“You see the Porsche parked outside? That’s mine. I’ve just moved into a four-bedroomed farmhouse and next month, I am going on Holiday to the Canary Islands for two weeks. If you follow my lead, in six months this could be YOU, living YOUR LIFE”.
No, I wasn’t in Essex being talked at by a knuckle dragger from TOWIE, I was at a ‘Mid Level Marketing’ conference at a Holiday Inn in just outside Reading.
The woman talking at us like she was on speed was a very well turned out forty something, who had apparently been on full benefits just six months earlier, depressed and not knowing where her life was going. That was until she’d seen a Facebook status of an old school friend talking of, you guessed it, the Porsches, Farmhouses and holidays she had bought from the profits of a Mid Level Marketing Scheme.
I wasn’t there of my own accord – I had gone with a good friend of mine who was ready to sign up for this scheme. I’d gone with her to talk her out of leaving her secure, call center job to join a pyramid scheme that would probably see her losing money (and friends) in the long run.
The ‘conference’ itself was pretty amazing. The turn out was huge and the company had spared no expense with their glossy marketing leaflets, free samples and photographs of their reps standing next to expensive cars with huge grins on their faces. Even I started to think, “wow, maybe this would be a better way to make a living than writing”. I was soon put off by the hard sell however at the main conference.
Have you ever seen the film version of Roald Dahl’s “The Witches”?
Specifically the part where all the Witches are sitting in a conference room in awe of the Grand High Witch and her plans for World Domination. Well, that’s what sitting in that conference room for all the marketing speeches reminded me of. Row upon row of women sat there, excited and clapping at the never ending parade of reps coming on to the stage and telling them that if they harassed their Facebook friends enough with posts about their ‘products’ they this time next year, they too could be millionaires.
The only difference was, it wasn’t the smell of children that hug in air; it was the reek of desperation.
I get how Pyramid schemes work, (although all the speakers went to great lengths to point out that this wasn’t a pyramid scheme, even though it clearly was the definition of one) but unless you are at the top few levels of the pyramid, you are going to be pretty disappointed. There are only so many people you know, or in your town or in you area who would potentially sign up with you – and then what? It all has to dry up somewhere.

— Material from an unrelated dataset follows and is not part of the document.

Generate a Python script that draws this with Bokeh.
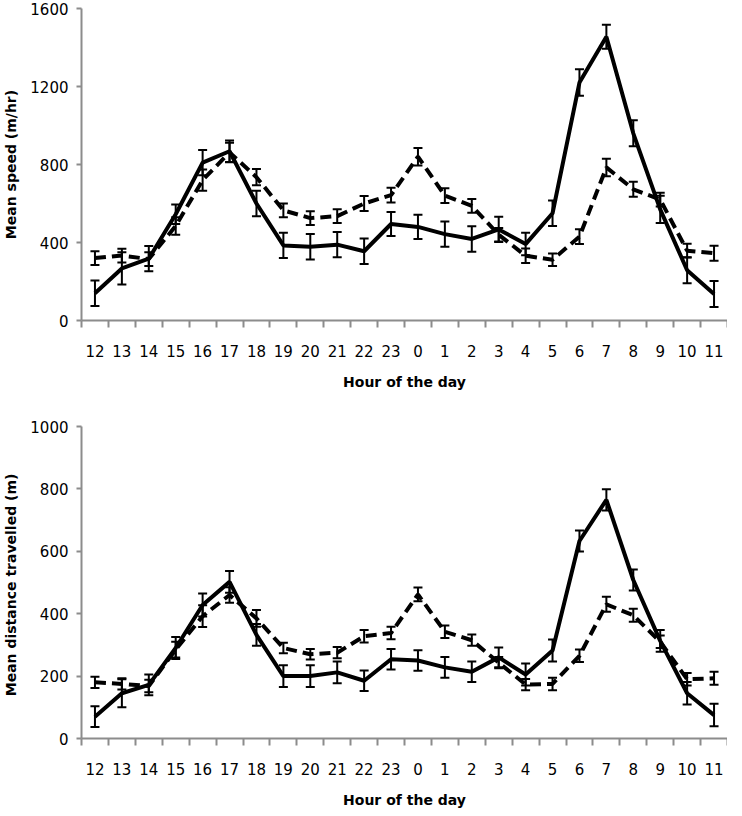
from bokeh.plotting import figure
from bokeh.layouts import column
from bokeh.models import ColumnDataSource, Whisker, FixedTicker, TeeHead, Range1d
from bokeh.embed import file_html
from bokeh.resources import INLINE

hours = ["12", "13", "14", "15", "16", "17", "18", "19", "20", "21", "22", "23",
         "0", "1", "2", "3", "4", "5", "6", "7", "8", "9", "10", "11"]

# Top panel: mean speed (m/hr)
speed_solid = [140, 267, 317, 545, 810, 868, 600, 385, 378, 389, 355, 495,
               480, 443, 418, 467, 392, 550, 1220, 1455, 960, 570, 258, 136]
speed_solid_err = [65, 83, 65, 50, 65, 55, 65, 65, 65, 65, 65, 62,
                   62, 65, 65, 65, 58, 65, 68, 62, 67, 70, 67, 67]
speed_dashed = [320, 333, 315, 485, 720, 862, 735, 565, 525, 535, 600, 643,
                840, 640, 588, 440, 332, 312, 430, 785, 673, 620, 358, 345]
speed_dashed_err = [35, 35, 35, 45, 55, 50, 42, 35, 35, 35, 38, 38,
                    45, 38, 35, 35, 37, 32, 38, 45, 38, 35, 35, 38]

# Bottom panel: mean distance travelled (m)
dist_solid = [70, 145, 172, 290, 428, 502, 332, 200, 200, 212, 185, 254,
              250, 228, 214, 260, 205, 282, 633, 765, 508, 313, 145, 75]
dist_solid_err = [33, 45, 33, 35, 37, 35, 35, 35, 35, 35, 33, 33,
                  33, 33, 33, 32, 35, 35, 34, 34, 34, 35, 36, 36]
dist_dashed = [180, 175, 168, 285, 392, 460, 385, 290, 270, 275, 328, 338,
               462, 342, 315, 243, 173, 175, 265, 430, 395, 310, 190, 193]
dist_dashed_err = [18, 18, 20, 25, 35, 25, 27, 17, 17, 18, 20, 20,
                   22, 20, 18, 18, 18, 20, 20, 24, 21, 20, 20, 21]

speed_ticks = [0, 400, 800, 1200, 1600]
dist_ticks = [0, 200, 400, 600, 800, 1000]

FONT = "DejaVu Sans"
AXIS_COL = "#8c8c8c"


def make_panel(solid, solid_err, dashed, dashed_err, ymax, yticks, ylabel,
               border_top):
    n = len(hours)
    centers = [i + 0.5 for i in range(n)]
    bounds = [float(i) for i in range(n + 1)]
    p = figure(frame_width=646, frame_height=312, output_backend="svg",
               toolbar_location=None, x_range=Range1d(0, n),
               y_range=Range1d(0, ymax), min_border_left=80,
               min_border_right=0, min_border_top=border_top,
               min_border_bottom=60)
    p.outline_line_color = None
    p.xgrid.visible = False
    p.ygrid.visible = False

    # x axis: labels at centres, ticks at category boundaries
    xa = p.xaxis[0]
    xa.ticker = FixedTicker(ticks=centers, minor_ticks=bounds)
    xa.major_label_overrides = {c: h for c, h in zip(centers, hours)}
    xa.major_tick_line_color = None
    xa.major_tick_out = 0
    xa.major_tick_in = 0
    xa.minor_tick_out = 7
    xa.minor_tick_in = 0
    xa.minor_tick_line_color = AXIS_COL
    xa.minor_tick_line_width = 2
    xa.axis_line_color = AXIS_COL
    xa.axis_line_width = 2
    xa.major_label_standoff = 17
    xa.major_label_text_font = FONT
    xa.major_label_text_font_size = "15px"
    xa.major_label_text_color = "black"
    xa.axis_label = "Hour of the day"
    xa.axis_label_text_font = FONT
    xa.axis_label_text_font_style = "bold"
    xa.axis_label_text_font_size = "14px"
    xa.axis_label_text_color = "black"
    xa.axis_label_standoff = 14

    ya = p.yaxis[0]
    ya.ticker = FixedTicker(ticks=yticks)
    ya.minor_tick_line_color = None
    ya.major_tick_out = 5
    ya.major_tick_in = 0
    ya.major_tick_line_color = AXIS_COL
    ya.major_tick_line_width = 2
    ya.axis_line_color = AXIS_COL
    ya.axis_line_width = 2
    ya.major_label_standoff = 8
    ya.major_label_text_font = FONT
    ya.major_label_text_font_size = "15px"
    ya.major_label_text_color = "black"
    ya.axis_label = ylabel
    ya.axis_label_text_font = FONT
    ya.axis_label_text_font_style = "bold"
    ya.axis_label_text_font_size = "14px"
    ya.axis_label_text_color = "black"
    ya.axis_label_standoff = 8

    for vals, errs, dash in ((dashed, dashed_err, "11 6"),
                             (solid, solid_err, "solid")):
        src = ColumnDataSource(dict(
            x=centers, y=vals,
            lo=[v - e for v, e in zip(vals, errs)],
            hi=[v + e for v, e in zip(vals, errs)]))
        p.line("x", "y", source=src, line_color="black", line_width=4,
               line_dash=dash)
        w = Whisker(base="x", lower="lo", upper="hi", source=src,
                    line_color="black", line_width=2,
                    upper_head=TeeHead(size=9, line_color="black", line_width=2),
                    lower_head=TeeHead(size=9, line_color="black", line_width=2))
        p.add_layout(w)
    return p


p1 = make_panel(speed_solid, speed_solid_err, speed_dashed, speed_dashed_err,
                1600, speed_ticks, "Mean speed (m/hr)", 8)
p2 = make_panel(dist_solid, dist_solid_err, dist_dashed, dist_dashed_err,
                1000, dist_ticks, "Mean distance  travelled (m)", 34)

layout = column(p1, p2, spacing=0)
open("out.html", "w").write(file_html(layout, INLINE))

I sat and watched as my friend and all the other (mainly) women in the room lapped up promises of free holidays from the company and a life of luxury if they could sit at home and sell, sell, sell and it was all a little sad.
Even though I begged her to see sense, my friend signed up that day. I wish I could say she proved me wrong and is now off shagging Leonardo Di Caprio on a yacht somewhere exotic, but six months on, she isn’t a millionaire with a sports car and a second home in Cannes. She hasn’t even broken even on the stock she bought and half of her social media friends have blocked her due to the hard sell posts she was tagging them all in day in day out.
She also found out, through some other very disgruntled former reps that unless you are one of the few people who started the company and who are living off the commission from the thousands below them, there isn’t much money to be made at all: The sports cars are on expensive leases, the houses are rented, the ‘free’ holidays come with the catch that you have to attend marketing meetings for six hours everyday while you are there and most of the reps are in serious debt trying to maintain their lifestyle and image, just waiting for the mythical payday when they are promoted to ‘team leader’.
It’s a sad state of affairs when people are being sold a lie.